In the wake of the Sixth Circuit ruling and a creeping litigation strategy, the agency has proposed letting plans choose any rate as long as it isn’t below the conservation rates the agency already uses to determine mass withdrawal, or greater than a plan’s assumptions for investment returns.
“It gives more guidance to judges in terms of what they should and shouldn’t be looking at—what they’re allowed to make a decision on,” said David Brenner, a senior Segal vice president and national director of multiemployer consulting.
The PBGC admits that its proposal “will deter employer withdrawals,” but it’s unclear whether that’s the goal. The agency declined to comment beyond a prior press release on its proposal.
Part of the agency’s mission is to protect the retirement security of its members, and an argument can be made that deterring employers from exiting the system does that, said McNally. But withdrawal liability, and especially a blended interest rate that puts a heavy burden on employers, may be a barrier for entry into the pension market.
“How many employers are going to choose to join a plan they know will be so expensive to leave?” he said. “They’re going to say, ‘No thanks.’”

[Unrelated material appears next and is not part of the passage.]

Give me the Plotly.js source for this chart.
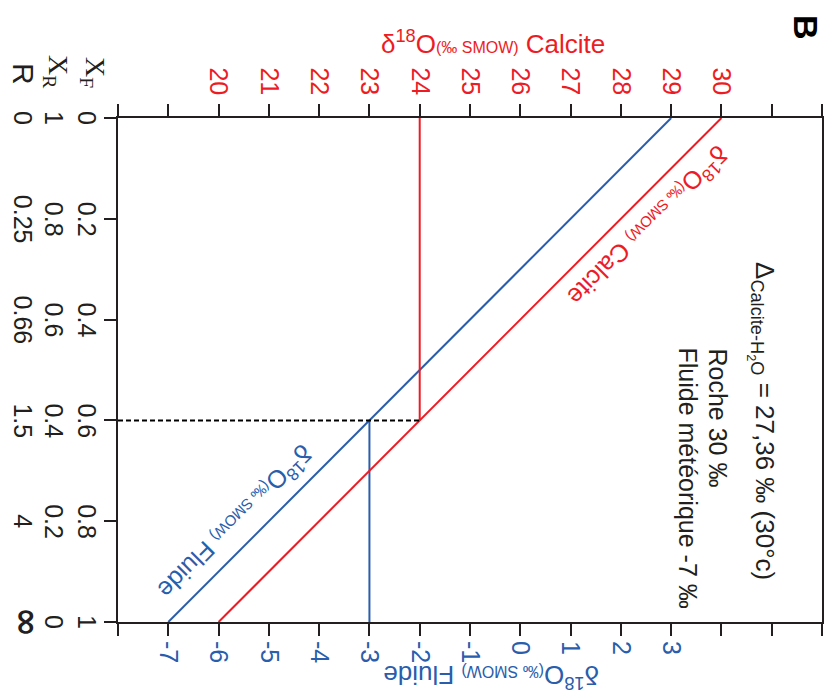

There also remain questions about the PBGC’s approach. The section of ERISA outlining the agency’s authority to prescribe actuarial assumptions also requires those assumptions to be reasonable, opening up what may be another door for plaintiffs to poke holes in burdensome withdrawal liabilities if the proposed rule is finalized as is.
The proposal may also be a final nail in the coffin for employers wary of what they view as a one-sided approach the PBGC has taken in the employer-plan conflict.
“I think by telling plans that these mass withdrawal rates are reasonable, all plans are going to feel pressure to use those rates,” said Littler Mendelson’s Fask. “At that point, for a solvent employer who can get out, exit, and pay their withdrawal liability, there’s no point for them to stay in these plans.”